Stated problem: Leave out the pictures, then reproduce the rest of the material exactly.

>> START Given material

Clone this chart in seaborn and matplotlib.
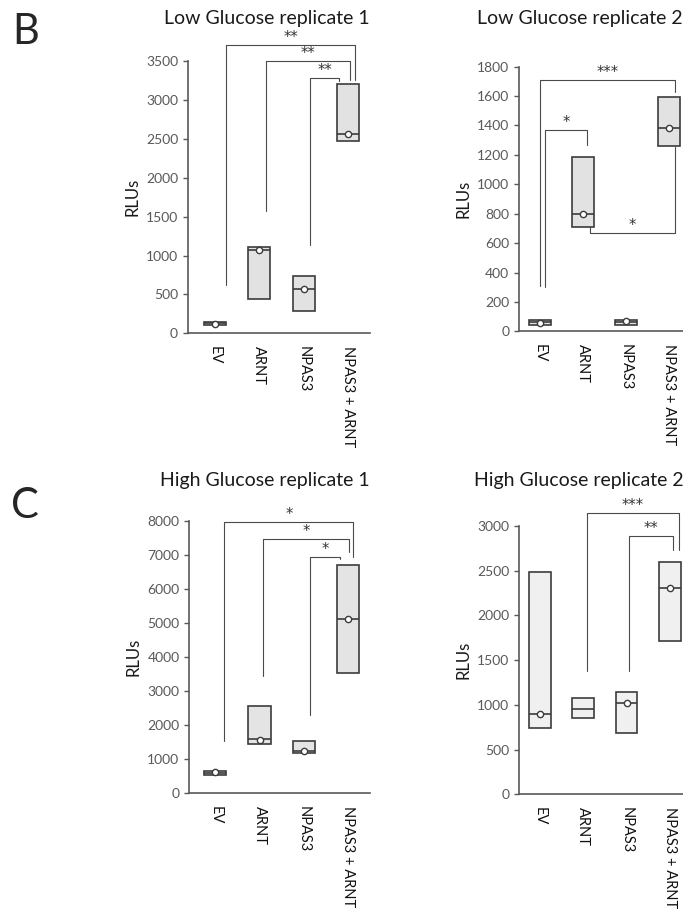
import numpy as np
import pandas as pd
import seaborn as sns
import matplotlib.pyplot as plt

sns.set_style("white")
plt.rcParams['font.family'] = ['Lato', 'DejaVu Sans']

# categories shared by all panels
groups = ["EV", "ARNT", "NPAS3", "NPAS3 + ARNT"]

# Low glucose replicate 1 (min, median, max, mean)
low1_min = [105, 445, 285, 2470]
low1_med = [130, 1075, 565, 2565]
low1_max = [140, 1115, 730, 3212]
low1_mean = [120, 1075, 567, 2565]

# Low glucose replicate 2
low2_min = [45, 713, 45, 1258]
low2_med = [61, 800, 61, 1383]
low2_max = [75, 1184, 75, 1592]
low2_mean = [57, 800, 68, 1383]

# High glucose replicate 1
high1_min = [540, 1443, 1178, 3533]
high1_med = [590, 1590, 1246, 5133]
high1_max = [667, 2581, 1541, 6723]
high1_mean = [638, 1570, 1250, 5130]

# High glucose replicate 2
high2_min = [737, 849, 681, 1716]
high2_med = [897, 953, 1016, 2307]
high2_max = [2486, 1072, 1139, 2598]
high2_mean = [897, np.nan, 1016, 2307]

# significance brackets: (x1, x2, y, leg1 end, leg2 end, label)
low1_sig = [(0.25, 3.16, 3705, 620, 3263, "**"),
            (1.16, 3.05, 3500, 1567, 3263, "**"),
            (2.14, 2.80, 3285, 1138, 3250, "**")]
low2_sig = [(0.00, 3.14, 1709, 310, 1630, "***"),
            (0.12, 1.09, 1370, 305, 1268, "*"),
            (1.16, 3.14, 668, 713, 1256, "*")]
high1_sig = [(0.20, 3.12, 7978, 1541, 6948, "*"),
             (1.07, 3.02, 7488, 3454, 7095, "*"),
             (2.14, 2.82, 6948, 2306, 6900, "*")]
high2_sig = [(1.09, 3.20, 3145, 1380, 2728, "***"),
             (2.05, 3.07, 2884, 1380, 2728, "**")]

panels = [
    ("Low Glucose replicate 1", low1_min, low1_med, low1_max, low1_mean, low1_sig,
     [0.275, 0.635, 0.267, 0.298], (-0.61, 3.5), 3500, 500, "#e2e2e2", (0.39, 0.980)),
    ("Low Glucose replicate 2", low2_min, low2_med, low2_max, low2_mean, low2_sig,
     [0.760, 0.637, 0.240, 0.290], (-0.49, 3.33), 1800, 200, "#e2e2e2", (0.849, 0.980)),
    ("High Glucose replicate 1", high1_min, high1_med, high1_max, high1_mean, high1_sig,
     [0.277, 0.131, 0.265, 0.298], (-0.59, 3.5), 8000, 1000, "#e4e4e4", (0.388, 0.474)),
    ("High Glucose replicate 2", high2_min, high2_med, high2_max, high2_mean, high2_sig,
     [0.760, 0.130, 0.240, 0.294], (-0.48, 3.3), 3000, 500, "#f0f0f0", (0.848, 0.474)),
]

edge = "#3c3c3c"
axis_col = "#595959"

fig = plt.figure(figsize=(6.83, 9.13), dpi=100)

for title, lo, med, hi, mean, sig, rect, xlim, ymax, ystep, fill, tpos in panels:
    ax = fig.add_axes(rect)
    # five-point sets so that Q1 = min, median = median, Q3 = max
    rows = []
    for g, a, m, b in zip(groups, lo, med, hi):
        for v in (a, a, m, b, b):
            rows.append((g, v))
    df = pd.DataFrame(rows, columns=["group", "RLU"])
    sns.boxplot(data=df, x="group", y="RLU", order=groups, whis=0, width=0.5,
                color=fill, saturation=1, linecolor=edge, linewidth=1.2,
                showcaps=False, fliersize=0, ax=ax, zorder=3)
    mdf = pd.DataFrame({"group": groups, "mean": mean}).dropna()
    sns.stripplot(data=mdf, x="group", y="mean", order=groups, jitter=False,
                  color="white", edgecolor=edge, linewidth=1, size=4.5,
                  ax=ax, zorder=5)

    for x1, x2, y, e1, e2, lab in sig:
        ax.plot([x1, x1, x2, x2], [e1, y, y, e2], color="#4a4a4a", lw=0.8,
                clip_on=False, zorder=2)
        ax.annotate(lab, ((x1 + x2) / 2, y), xytext=(0, 0),
                    textcoords="offset points", ha="center", va="bottom",
                    fontsize=10.5, color="#333333", annotation_clip=False,
                    family="DejaVu Sans")

    ax.set_xlim(*xlim)
    ax.set_ylim(0, ymax)
    ax.set_yticks(np.arange(0, ymax + 1, ystep))
    ax.set_xlabel("")
    ax.set_ylabel("RLUs", fontsize=12, labelpad=4, color="#1a1a1a")
    ax.tick_params(axis="y", labelsize=10, labelcolor=axis_col, color=axis_col,
                   length=3.5, width=1, left=True, direction="out")
    ax.tick_params(axis="x", labelsize=10.5, labelcolor="#111111", length=0, pad=9)
    plt.setp(ax.get_xticklabels(), rotation=270, va="top")
    sns.despine(ax=ax)
    for s in ("left", "bottom"):
        ax.spines[s].set_color(axis_col)
        ax.spines[s].set_linewidth(1.2)
    ax.patch.set_alpha(0)
    fig.text(tpos[0], tpos[1], title, ha="center", va="center", fontsize=14,
             color="#1a1a1a")

fig.text(0.037, 0.965, "B", ha="center", va="center", fontsize=30)
fig.text(0.036, 0.446, "C", ha="center", va="center", fontsize=30)

fig.savefig("out.png", dpi=100)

>> END Given material

Answer to this exercise:
Clone this chart in seaborn and matplotlib.
import numpy as np
import pandas as pd
import seaborn as sns
import matplotlib.pyplot as plt

sns.set_style("white")
plt.rcParams['font.family'] = ['Lato', 'DejaVu Sans']

# categories shared by all panels
groups = ["EV", "ARNT", "NPAS3", "NPAS3 + ARNT"]

# Low glucose replicate 1 (min, median, max, mean)
low1_min = [105, 445, 285, 2470]
low1_med = [130, 1075, 565, 2565]
low1_max = [140, 1115, 730, 3212]
low1_mean = [120, 1075, 567, 2565]

# Low glucose replicate 2
low2_min = [45, 713, 45, 1258]
low2_med = [61, 800, 61, 1383]
low2_max = [75, 1184, 75, 1592]
low2_mean = [57, 800, 68, 1383]

# High glucose replicate 1
high1_min = [540, 1443, 1178, 3533]
high1_med = [590, 1590, 1246, 5133]
high1_max = [667, 2581, 1541, 6723]
high1_mean = [638, 1570, 1250, 5130]

# High glucose replicate 2
high2_min = [737, 849, 681, 1716]
high2_med = [897, 953, 1016, 2307]
high2_max = [2486, 1072, 1139, 2598]
high2_mean = [897, np.nan, 1016, 2307]

# significance brackets: (x1, x2, y, leg1 end, leg2 end, label)
low1_sig = [(0.25, 3.16, 3705, 620, 3263, "**"),
            (1.16, 3.05, 3500, 1567, 3263, "**"),
            (2.14, 2.80, 3285, 1138, 3250, "**")]
low2_sig = [(0.00, 3.14, 1709, 310, 1630, "***"),
            (0.12, 1.09, 1370, 305, 1268, "*"),
            (1.16, 3.14, 668, 713, 1256, "*")]
high1_sig = [(0.20, 3.12, 7978, 1541, 6948, "*"),
             (1.07, 3.02, 7488, 3454, 7095, "*"),
             (2.14, 2.82, 6948, 2306, 6900, "*")]
high2_sig = [(1.09, 3.20, 3145, 1380, 2728, "***"),
             (2.05, 3.07, 2884, 1380, 2728, "**")]

panels = [
    ("Low Glucose replicate 1", low1_min, low1_med, low1_max, low1_mean, low1_sig,
     [0.275, 0.635, 0.267, 0.298], (-0.61, 3.5), 3500, 500, "#e2e2e2", (0.39, 0.980)),
    ("Low Glucose replicate 2", low2_min, low2_med, low2_max, low2_mean, low2_sig,
     [0.760, 0.637, 0.240, 0.290], (-0.49, 3.33), 1800, 200, "#e2e2e2", (0.849, 0.980)),
    ("High Glucose replicate 1", high1_min, high1_med, high1_max, high1_mean, high1_sig,
     [0.277, 0.131, 0.265, 0.298], (-0.59, 3.5), 8000, 1000, "#e4e4e4", (0.388, 0.474)),
    ("High Glucose replicate 2", high2_min, high2_med, high2_max, high2_mean, high2_sig,
     [0.760, 0.130, 0.240, 0.294], (-0.48, 3.3), 3000, 500, "#f0f0f0", (0.848, 0.474)),
]

edge = "#3c3c3c"
axis_col = "#595959"

fig = plt.figure(figsize=(6.83, 9.13), dpi=100)

for title, lo, med, hi, mean, sig, rect, xlim, ymax, ystep, fill, tpos in panels:
    ax = fig.add_axes(rect)
    # five-point sets so that Q1 = min, median = median, Q3 = max
    rows = []
    for g, a, m, b in zip(groups, lo, med, hi):
        for v in (a, a, m, b, b):
            rows.append((g, v))
    df = pd.DataFrame(rows, columns=["group", "RLU"])
    sns.boxplot(data=df, x="group", y="RLU", order=groups, whis=0, width=0.5,
                color=fill, saturation=1, linecolor=edge, linewidth=1.2,
                showcaps=False, fliersize=0, ax=ax, zorder=3)
    mdf = pd.DataFrame({"group": groups, "mean": mean}).dropna()
    sns.stripplot(data=mdf, x="group", y="mean", order=groups, jitter=False,
                  color="white", edgecolor=edge, linewidth=1, size=4.5,
                  ax=ax, zorder=5)

    for x1, x2, y, e1, e2, lab in sig:
        ax.plot([x1, x1, x2, x2], [e1, y, y, e2], color="#4a4a4a", lw=0.8,
                clip_on=False, zorder=2)
        ax.annotate(lab, ((x1 + x2) / 2, y), xytext=(0, 0),
                    textcoords="offset points", ha="center", va="bottom",
                    fontsize=10.5, color="#333333", annotation_clip=False,
                    family="DejaVu Sans")

    ax.set_xlim(*xlim)
    ax.set_ylim(0, ymax)
    ax.set_yticks(np.arange(0, ymax + 1, ystep))
    ax.set_xlabel("")
    ax.set_ylabel("RLUs", fontsize=12, labelpad=4, color="#1a1a1a")
    ax.tick_params(axis="y", labelsize=10, labelcolor=axis_col, color=axis_col,
                   length=3.5, width=1, left=True, direction="out")
    ax.tick_params(axis="x", labelsize=10.5, labelcolor="#111111", length=0, pad=9)
    plt.setp(ax.get_xticklabels(), rotation=270, va="top")
    sns.despine(ax=ax)
    for s in ("left", "bottom"):
        ax.spines[s].set_color(axis_col)
        ax.spines[s].set_linewidth(1.2)
    ax.patch.set_alpha(0)
    fig.text(tpos[0], tpos[1], title, ha="center", va="center", fontsize=14,
             color="#1a1a1a")

fig.text(0.037, 0.965, "B", ha="center", va="center", fontsize=30)
fig.text(0.036, 0.446, "C", ha="center", va="center", fontsize=30)

fig.savefig("out.png", dpi=100)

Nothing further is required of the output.